Virgo Gears Up to Wait for Gravitational Waves

The latest detector to join the hunt for gravitational waves is the €76 million ($86 million) Virgo, an Italian-French collaboration near Pisa that celebrated its inauguration and started testing at the end of July. “The curious thing is, these detectors do classical physics experiments, yet—as a network—they can get quantum mechanical information about the graviton’s spin,” says Barry Barish, director of the Laser Interferometer Gravitational Wave Observatory (LIGO), a similar US project (see the article by Barish and Rainer Weiss in Physics Today, October 1999, page 44 ).

Virgo, like LIGO, is a Michelson–Morley interferometer. Virgo’s two perpendicular arms are each three kilometers long; LIGO’s two interferometers have arms four kilometers long. A laser beam is split and sent down both arms, reflected, and later recombined. An impinging gravitational wave would, by nudging the end mirrors outward and inward, stretch one arm and squeeze the other. The difference in the path lengths introduces a phase shift, which in turn affects the interference pattern and reveals the traces of the gravitational wave.

Gravitational waves are ripples in spacetime caused by accelerating masses. They have never been directly observed but have been inferred from observations of a binary pulsar whose period of rotation is shrinking at a rate consistent with losing energy through gravitational wave radiation. A gravitational wave from a local galactic supernova explosion, for example, might move the Virgo mirrors by 10⁻¹⁸ meters, says Adalberto Giazotto, the detector’s scientific coordinator. One aim, he says, is to pick up signals from the Virgo cluster of galaxies, which is about 1000 times farther away than the edge of our galaxy.

The experiment’s virtue is its isolation from seismic noise: Fancy compound pendulums housed in 10-meter-tall towers isolate Virgo’s optical components.
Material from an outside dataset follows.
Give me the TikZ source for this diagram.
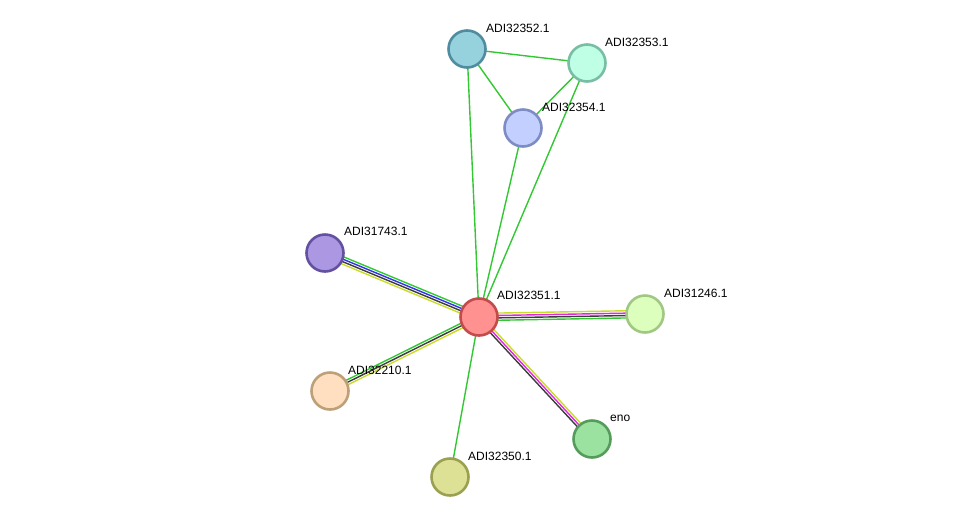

The resulting sensitivity at low frequencies, down to about 10 Hz, is advantageous for observing dynamic processes. “Take the coalescing binary system of a neutron star,” says Giazotto. “It goes faster and faster as it coalesces. But if you can start observing when the frequency is lower, it gives you a longer observation time.” LIGO can detect signals only as low as about 50 Hz, but with interferometers in Hanford, Washington, and Livingston, Louisiana, says Barish, “we have the advantage of doing a coincidence [measurement].” The LIGO team plans to upgrade their experiment’s sensitivity at low frequencies.
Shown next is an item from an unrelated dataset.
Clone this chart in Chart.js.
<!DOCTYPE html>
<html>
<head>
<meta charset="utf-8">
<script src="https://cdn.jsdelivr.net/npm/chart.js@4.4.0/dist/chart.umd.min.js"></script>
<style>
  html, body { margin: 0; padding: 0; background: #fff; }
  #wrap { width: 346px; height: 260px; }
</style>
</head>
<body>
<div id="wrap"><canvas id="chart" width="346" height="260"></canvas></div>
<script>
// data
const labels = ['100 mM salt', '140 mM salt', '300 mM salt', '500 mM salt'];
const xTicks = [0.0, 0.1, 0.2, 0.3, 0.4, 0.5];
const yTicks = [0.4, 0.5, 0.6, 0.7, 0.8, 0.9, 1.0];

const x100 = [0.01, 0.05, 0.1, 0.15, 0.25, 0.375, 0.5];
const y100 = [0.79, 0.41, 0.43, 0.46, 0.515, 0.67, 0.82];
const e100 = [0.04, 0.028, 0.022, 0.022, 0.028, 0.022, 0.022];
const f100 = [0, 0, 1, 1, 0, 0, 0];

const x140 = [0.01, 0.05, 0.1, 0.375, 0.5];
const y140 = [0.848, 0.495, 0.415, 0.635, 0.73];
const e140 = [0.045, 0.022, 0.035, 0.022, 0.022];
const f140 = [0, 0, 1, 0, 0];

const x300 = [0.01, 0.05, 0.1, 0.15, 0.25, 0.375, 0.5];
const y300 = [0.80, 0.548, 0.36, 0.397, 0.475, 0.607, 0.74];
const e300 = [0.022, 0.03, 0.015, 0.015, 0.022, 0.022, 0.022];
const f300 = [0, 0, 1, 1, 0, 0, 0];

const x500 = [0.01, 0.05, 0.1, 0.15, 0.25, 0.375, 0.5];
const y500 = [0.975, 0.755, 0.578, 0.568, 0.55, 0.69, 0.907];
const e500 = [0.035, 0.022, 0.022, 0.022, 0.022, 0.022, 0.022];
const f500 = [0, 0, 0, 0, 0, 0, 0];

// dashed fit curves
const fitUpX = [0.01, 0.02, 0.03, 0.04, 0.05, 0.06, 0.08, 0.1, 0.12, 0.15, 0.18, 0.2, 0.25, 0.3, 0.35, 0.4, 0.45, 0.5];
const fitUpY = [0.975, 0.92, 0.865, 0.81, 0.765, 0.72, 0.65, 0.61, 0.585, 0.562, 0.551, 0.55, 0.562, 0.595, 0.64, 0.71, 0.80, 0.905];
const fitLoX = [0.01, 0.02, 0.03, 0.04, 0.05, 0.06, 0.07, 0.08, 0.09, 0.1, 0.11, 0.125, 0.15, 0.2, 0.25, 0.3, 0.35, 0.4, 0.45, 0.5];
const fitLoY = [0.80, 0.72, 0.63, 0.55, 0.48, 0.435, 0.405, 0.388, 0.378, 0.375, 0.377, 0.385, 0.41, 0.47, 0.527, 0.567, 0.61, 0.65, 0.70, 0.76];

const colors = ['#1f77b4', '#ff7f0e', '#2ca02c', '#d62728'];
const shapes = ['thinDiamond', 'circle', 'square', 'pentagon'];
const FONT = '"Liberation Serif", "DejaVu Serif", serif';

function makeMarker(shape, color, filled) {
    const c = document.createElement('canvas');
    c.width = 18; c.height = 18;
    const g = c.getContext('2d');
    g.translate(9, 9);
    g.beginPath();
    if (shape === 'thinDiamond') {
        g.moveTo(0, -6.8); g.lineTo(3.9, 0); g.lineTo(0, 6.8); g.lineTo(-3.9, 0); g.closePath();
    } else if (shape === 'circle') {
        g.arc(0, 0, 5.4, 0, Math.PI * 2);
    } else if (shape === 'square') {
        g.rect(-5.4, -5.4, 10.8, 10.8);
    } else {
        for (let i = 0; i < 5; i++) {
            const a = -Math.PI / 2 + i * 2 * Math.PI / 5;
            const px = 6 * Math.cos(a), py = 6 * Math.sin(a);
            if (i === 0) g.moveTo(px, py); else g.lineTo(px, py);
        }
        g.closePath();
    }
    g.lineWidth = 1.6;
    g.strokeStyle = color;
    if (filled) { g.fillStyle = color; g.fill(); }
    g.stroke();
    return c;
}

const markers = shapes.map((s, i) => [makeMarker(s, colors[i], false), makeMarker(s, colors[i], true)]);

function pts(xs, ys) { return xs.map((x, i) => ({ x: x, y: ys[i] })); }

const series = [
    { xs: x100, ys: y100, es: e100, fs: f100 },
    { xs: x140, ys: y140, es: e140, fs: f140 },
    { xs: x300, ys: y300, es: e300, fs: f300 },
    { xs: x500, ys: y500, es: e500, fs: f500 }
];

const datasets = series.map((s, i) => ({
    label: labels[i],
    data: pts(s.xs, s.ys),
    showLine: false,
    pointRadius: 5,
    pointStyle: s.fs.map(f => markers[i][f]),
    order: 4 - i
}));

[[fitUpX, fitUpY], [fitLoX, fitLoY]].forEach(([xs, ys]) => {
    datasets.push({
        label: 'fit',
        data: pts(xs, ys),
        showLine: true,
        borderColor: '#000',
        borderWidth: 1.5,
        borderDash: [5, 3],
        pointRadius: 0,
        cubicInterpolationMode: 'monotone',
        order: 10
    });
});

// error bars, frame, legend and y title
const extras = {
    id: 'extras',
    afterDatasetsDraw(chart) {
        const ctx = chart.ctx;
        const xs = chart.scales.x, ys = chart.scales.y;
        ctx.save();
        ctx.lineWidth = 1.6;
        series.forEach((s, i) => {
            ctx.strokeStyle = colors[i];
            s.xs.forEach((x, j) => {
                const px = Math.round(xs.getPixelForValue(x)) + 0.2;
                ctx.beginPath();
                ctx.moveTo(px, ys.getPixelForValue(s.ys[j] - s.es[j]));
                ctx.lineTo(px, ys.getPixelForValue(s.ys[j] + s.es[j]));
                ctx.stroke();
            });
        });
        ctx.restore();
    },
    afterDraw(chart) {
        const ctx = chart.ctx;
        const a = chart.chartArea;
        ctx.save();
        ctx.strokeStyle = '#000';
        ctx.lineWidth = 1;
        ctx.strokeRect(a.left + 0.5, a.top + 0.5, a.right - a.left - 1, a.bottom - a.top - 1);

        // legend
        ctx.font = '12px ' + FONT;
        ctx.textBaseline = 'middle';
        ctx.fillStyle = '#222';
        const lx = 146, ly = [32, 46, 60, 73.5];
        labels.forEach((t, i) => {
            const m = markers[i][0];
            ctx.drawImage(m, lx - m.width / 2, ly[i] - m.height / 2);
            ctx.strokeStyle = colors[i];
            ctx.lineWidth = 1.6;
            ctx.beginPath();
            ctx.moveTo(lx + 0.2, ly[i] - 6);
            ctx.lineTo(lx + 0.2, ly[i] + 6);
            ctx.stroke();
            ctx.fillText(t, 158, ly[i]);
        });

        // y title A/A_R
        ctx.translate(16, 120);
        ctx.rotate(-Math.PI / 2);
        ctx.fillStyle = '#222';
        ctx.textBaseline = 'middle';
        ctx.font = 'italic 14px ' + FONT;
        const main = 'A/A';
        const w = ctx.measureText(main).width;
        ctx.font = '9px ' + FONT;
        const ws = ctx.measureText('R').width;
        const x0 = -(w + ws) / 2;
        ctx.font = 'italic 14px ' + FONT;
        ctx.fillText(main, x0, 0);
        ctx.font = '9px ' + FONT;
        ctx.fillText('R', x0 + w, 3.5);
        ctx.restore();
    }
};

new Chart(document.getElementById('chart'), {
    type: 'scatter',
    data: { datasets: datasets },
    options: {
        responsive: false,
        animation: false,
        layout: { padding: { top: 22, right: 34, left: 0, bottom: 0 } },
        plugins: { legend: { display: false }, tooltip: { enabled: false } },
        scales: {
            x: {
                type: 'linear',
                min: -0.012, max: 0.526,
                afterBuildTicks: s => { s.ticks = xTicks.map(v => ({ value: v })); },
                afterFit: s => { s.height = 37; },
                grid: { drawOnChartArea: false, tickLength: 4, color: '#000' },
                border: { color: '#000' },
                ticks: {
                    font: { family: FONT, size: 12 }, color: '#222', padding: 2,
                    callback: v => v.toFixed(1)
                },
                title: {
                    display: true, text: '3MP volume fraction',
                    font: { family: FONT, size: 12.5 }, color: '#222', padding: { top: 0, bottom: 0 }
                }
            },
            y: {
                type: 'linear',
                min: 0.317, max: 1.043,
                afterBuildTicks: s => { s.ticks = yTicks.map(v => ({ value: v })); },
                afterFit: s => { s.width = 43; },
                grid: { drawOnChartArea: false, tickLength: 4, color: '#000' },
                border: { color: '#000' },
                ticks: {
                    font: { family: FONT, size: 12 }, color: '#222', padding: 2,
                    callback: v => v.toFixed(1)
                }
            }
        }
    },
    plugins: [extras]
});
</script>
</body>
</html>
The plan is to eventually link the various gravitational wave interferometers to form a global network. A German–British team is working on a 600-meter interferometer called GEO; Japan’s 300-meter TAMA was the first gravitational wave interferometer to come on line, in 1995; and Australia has one in the works. Says Giazotto, “A network operation of all the detectors will increase the true detection of gravitational waves and pinpoint their origins.”